Sneak peek: See inside the new Greyhound Terminal on Filbert Street
The redone intercity bus station, almost finished, has 189 chairs, new restrooms and offices, as well as vending machines and a lactation pod for nursing mothers.

At Philadelphia’s outdoor home for intercity bus service, some of the best available seating for passengers is an uneven rock wall near the memorial statue of a World War I doughboy at Second and Spring Garden Streets.
At the renovated Greyhound terminal on Filbert Street, travelers soon will have 189 chairs for waiting out of the cold, rain, and heat.
Philadelphia Parking Authority officials offered a peek inside the building on Wednesday, as workers painted support columns blue, touched up the walls and hooked up toilets and sinks in two new, tiled restrooms.
“It’s like an onion. You start peeling it back and you find more issues,” said Rich Lazer, the PPA’s executive director. “It had that awful dirty white floor, leaky tiles in the ceiling … banged up systems in general.”
Much of the plumbing was shot. Workers even had to remove a collapsed pipe and dig a trench for new connections to water and sewer lines, said Kevin McClain, director of facilities maintenance for the PPA.
The Parking Authority says the Filbert Street building will be ready for a planned May 1 reopening, nearly three years after Greyhound left and shut the doors in a cost-cutting move.
During that time, passengers boarded and arrived at curbside, first on Market Street and then on Spring Garden. It became a municipal embarrassment, forced by Greyhound’s cost-cutting decision to end its lease on the station early, after 35 years.
Then the city partnered with PPA on a $4 million to $5 million renovation of the wreck into a temporary terminal in time to welcome visitors to Philadelphia for FIFA’s World Cup, other sporting events, and the 250th birthday of the United States.
Initially, about 200 buses will use the station daily, Lazer said.
New ticket counters have been built for Greyhound, Peter Pan Lines, and Flixbus. There are offices for the companies and the PPA staff who will be managing the terminal for 16 hours a day, as well as rooms where bus drivers can rest.
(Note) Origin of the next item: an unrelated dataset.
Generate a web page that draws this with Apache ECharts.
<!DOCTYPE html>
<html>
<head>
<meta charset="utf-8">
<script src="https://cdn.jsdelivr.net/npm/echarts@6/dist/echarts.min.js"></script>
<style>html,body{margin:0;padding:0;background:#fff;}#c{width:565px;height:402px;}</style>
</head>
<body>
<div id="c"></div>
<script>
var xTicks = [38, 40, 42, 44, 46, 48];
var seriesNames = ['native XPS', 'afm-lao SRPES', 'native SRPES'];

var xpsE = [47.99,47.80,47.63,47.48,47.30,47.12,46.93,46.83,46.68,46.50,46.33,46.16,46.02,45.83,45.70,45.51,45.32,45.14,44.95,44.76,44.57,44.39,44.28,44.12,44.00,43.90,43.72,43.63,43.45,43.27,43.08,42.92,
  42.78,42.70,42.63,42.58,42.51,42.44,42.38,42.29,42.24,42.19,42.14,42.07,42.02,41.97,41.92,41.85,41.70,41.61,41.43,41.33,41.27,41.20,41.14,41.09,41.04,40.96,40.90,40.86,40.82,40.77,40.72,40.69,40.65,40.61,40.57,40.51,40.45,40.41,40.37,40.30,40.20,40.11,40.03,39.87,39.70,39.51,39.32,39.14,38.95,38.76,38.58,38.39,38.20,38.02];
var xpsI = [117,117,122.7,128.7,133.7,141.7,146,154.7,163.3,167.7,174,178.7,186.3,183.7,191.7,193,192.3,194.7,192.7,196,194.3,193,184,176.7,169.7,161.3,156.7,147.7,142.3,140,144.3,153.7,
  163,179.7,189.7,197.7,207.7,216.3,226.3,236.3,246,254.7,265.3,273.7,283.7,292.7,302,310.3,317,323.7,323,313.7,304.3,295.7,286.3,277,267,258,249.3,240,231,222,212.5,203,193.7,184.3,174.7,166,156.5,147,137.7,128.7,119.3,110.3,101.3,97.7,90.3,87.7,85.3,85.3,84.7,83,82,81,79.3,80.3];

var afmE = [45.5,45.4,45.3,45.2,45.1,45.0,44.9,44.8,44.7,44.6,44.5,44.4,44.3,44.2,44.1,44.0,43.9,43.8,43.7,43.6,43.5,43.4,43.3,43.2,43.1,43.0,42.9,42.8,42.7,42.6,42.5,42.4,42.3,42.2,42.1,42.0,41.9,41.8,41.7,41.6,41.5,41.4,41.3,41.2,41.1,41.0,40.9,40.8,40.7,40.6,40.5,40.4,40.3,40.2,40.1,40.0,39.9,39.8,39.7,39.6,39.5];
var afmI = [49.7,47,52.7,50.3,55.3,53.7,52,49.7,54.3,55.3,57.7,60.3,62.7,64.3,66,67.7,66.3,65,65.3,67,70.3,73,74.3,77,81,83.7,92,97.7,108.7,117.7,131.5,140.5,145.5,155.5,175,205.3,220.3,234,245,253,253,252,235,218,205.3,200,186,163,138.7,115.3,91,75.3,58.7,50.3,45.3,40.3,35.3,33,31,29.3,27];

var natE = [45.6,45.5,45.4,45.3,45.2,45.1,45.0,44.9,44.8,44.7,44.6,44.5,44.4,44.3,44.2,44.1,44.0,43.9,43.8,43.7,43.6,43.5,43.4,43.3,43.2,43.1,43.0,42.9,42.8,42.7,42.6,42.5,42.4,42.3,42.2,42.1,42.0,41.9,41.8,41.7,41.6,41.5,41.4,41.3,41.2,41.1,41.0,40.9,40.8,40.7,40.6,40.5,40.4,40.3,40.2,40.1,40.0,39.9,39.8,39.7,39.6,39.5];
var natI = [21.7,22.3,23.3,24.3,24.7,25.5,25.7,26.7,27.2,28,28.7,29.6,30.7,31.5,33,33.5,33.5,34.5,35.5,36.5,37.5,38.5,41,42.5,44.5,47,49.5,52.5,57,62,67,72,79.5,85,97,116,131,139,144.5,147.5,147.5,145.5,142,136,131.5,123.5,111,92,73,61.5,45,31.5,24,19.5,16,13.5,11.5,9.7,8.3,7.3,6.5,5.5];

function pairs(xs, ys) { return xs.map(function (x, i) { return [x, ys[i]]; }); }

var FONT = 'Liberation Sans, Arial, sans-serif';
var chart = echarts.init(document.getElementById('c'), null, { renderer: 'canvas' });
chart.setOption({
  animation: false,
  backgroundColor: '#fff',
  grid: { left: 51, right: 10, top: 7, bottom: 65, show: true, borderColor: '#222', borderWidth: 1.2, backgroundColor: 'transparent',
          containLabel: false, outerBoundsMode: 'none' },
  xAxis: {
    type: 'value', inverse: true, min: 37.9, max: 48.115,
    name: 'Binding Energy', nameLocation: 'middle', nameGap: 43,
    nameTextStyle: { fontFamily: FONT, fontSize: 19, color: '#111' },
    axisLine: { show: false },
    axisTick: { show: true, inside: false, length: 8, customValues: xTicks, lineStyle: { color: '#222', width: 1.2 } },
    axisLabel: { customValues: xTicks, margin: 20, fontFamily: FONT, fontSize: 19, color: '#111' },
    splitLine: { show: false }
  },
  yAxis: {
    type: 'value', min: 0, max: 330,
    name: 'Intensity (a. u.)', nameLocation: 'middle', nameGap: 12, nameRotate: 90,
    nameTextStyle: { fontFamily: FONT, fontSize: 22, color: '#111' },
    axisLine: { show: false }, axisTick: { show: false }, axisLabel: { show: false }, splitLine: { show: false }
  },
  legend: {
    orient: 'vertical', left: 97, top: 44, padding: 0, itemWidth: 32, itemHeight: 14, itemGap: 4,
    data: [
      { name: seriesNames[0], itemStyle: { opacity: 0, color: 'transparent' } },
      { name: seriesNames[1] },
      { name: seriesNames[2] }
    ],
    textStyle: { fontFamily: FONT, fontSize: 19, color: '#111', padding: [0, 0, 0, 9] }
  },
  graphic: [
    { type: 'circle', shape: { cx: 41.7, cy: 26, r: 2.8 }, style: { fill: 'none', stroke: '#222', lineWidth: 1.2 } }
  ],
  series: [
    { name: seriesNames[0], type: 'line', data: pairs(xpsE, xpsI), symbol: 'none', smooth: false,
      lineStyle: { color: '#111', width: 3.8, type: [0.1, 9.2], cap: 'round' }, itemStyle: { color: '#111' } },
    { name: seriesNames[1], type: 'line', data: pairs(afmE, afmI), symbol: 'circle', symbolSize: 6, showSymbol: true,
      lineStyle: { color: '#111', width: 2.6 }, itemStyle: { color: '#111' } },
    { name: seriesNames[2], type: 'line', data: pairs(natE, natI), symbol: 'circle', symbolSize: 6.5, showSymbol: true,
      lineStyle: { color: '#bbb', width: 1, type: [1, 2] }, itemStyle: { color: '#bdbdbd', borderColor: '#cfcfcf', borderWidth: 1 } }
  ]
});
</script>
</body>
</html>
There is a lactation pod for nursing mothers.
PPA has a 10-year lease agreement with the property’s owner, 1001-1025 West Filbert Street LLC, with an option to extend it.
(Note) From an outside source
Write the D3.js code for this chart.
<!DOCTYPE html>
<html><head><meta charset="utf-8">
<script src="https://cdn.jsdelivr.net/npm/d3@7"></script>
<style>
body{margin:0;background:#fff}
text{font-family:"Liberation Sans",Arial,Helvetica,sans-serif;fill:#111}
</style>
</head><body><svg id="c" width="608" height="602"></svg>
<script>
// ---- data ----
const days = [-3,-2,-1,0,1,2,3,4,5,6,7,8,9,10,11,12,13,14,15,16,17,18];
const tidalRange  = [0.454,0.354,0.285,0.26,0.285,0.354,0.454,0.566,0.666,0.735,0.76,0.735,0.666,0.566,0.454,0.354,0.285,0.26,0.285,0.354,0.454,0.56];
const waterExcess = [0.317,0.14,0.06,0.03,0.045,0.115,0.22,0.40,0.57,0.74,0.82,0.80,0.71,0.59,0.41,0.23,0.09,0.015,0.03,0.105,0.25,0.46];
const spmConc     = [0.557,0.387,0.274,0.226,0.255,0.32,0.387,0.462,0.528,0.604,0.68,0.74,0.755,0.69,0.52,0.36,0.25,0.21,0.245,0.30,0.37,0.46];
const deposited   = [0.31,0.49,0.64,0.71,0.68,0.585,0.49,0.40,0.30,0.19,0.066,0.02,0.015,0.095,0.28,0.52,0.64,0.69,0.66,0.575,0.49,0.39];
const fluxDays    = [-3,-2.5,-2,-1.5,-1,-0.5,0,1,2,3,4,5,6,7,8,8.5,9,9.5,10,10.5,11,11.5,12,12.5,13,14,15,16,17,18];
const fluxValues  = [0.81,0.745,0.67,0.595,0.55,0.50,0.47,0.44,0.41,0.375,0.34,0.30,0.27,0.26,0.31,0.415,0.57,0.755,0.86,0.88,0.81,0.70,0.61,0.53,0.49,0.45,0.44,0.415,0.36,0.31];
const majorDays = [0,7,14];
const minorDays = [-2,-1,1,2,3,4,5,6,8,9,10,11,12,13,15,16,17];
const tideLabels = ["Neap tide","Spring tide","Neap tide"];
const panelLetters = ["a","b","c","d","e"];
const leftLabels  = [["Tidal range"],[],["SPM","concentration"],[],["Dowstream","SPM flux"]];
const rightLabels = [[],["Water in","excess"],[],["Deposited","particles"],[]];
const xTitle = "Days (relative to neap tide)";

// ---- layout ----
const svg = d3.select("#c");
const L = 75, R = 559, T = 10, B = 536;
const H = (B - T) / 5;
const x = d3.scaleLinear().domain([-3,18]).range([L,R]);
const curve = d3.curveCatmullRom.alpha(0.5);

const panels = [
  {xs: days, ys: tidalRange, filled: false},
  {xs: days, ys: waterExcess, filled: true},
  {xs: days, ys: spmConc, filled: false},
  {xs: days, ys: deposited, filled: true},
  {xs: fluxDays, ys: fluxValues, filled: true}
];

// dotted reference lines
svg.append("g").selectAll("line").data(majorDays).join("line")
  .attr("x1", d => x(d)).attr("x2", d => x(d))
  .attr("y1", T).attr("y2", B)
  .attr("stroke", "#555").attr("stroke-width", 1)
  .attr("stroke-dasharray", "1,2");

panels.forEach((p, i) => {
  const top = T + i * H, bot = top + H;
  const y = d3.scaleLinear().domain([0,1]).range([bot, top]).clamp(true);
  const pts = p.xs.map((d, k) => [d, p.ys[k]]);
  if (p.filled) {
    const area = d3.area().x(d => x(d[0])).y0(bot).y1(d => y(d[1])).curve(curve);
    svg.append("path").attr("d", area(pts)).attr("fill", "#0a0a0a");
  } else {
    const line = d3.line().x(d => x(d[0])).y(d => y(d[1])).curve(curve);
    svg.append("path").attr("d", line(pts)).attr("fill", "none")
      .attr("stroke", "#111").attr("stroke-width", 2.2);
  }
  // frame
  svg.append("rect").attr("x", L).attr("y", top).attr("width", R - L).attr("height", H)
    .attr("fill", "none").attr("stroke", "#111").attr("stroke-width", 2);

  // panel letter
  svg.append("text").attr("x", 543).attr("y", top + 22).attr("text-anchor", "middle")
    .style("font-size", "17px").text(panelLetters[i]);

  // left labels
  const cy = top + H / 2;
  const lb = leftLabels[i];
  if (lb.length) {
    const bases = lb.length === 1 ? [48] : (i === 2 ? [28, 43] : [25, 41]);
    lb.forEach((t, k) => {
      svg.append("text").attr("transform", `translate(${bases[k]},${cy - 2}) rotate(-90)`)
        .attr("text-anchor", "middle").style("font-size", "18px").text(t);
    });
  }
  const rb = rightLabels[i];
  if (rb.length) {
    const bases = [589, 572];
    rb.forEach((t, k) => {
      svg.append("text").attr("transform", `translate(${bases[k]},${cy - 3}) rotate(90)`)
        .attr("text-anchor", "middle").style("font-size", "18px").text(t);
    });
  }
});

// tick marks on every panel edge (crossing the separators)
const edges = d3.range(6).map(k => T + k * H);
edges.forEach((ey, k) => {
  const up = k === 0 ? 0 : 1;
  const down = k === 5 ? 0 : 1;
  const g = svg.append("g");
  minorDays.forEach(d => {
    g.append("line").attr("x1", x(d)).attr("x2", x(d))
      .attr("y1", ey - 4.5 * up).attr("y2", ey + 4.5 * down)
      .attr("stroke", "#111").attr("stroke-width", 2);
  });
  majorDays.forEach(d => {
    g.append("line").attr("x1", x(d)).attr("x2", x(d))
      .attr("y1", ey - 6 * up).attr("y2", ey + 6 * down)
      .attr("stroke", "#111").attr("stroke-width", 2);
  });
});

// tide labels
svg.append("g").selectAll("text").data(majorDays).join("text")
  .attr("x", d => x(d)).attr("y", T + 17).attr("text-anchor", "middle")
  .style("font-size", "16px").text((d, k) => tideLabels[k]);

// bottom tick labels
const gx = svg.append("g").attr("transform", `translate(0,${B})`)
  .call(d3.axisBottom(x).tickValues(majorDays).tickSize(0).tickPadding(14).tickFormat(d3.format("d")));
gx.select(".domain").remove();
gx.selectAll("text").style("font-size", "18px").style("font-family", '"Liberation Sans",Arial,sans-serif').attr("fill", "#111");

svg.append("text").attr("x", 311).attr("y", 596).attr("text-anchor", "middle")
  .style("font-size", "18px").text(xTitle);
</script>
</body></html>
Once the temporary station opens, bus companies will pay $65 for each stop at the station, billed by PPA, which Lazer said is using cameras and automatic license plate readers — the same technology with which it manages loading zones on city streets.
City officials still are looking for a permanent intercity bus station and say they have chosen three options.
Meanwhile, a nearly three-year accumulation of pigeon droppings on the front steps of the station has been blasted away.
Workers will install wire-mesh netting to keep the birds from roosting on the awning and making a fresh mess of the entrance.
Bring on the world.
“We want to make sure that if the first thing they’re going to see in Philadelphia is the bus terminal, it’s a welcoming sight,” Lazer said.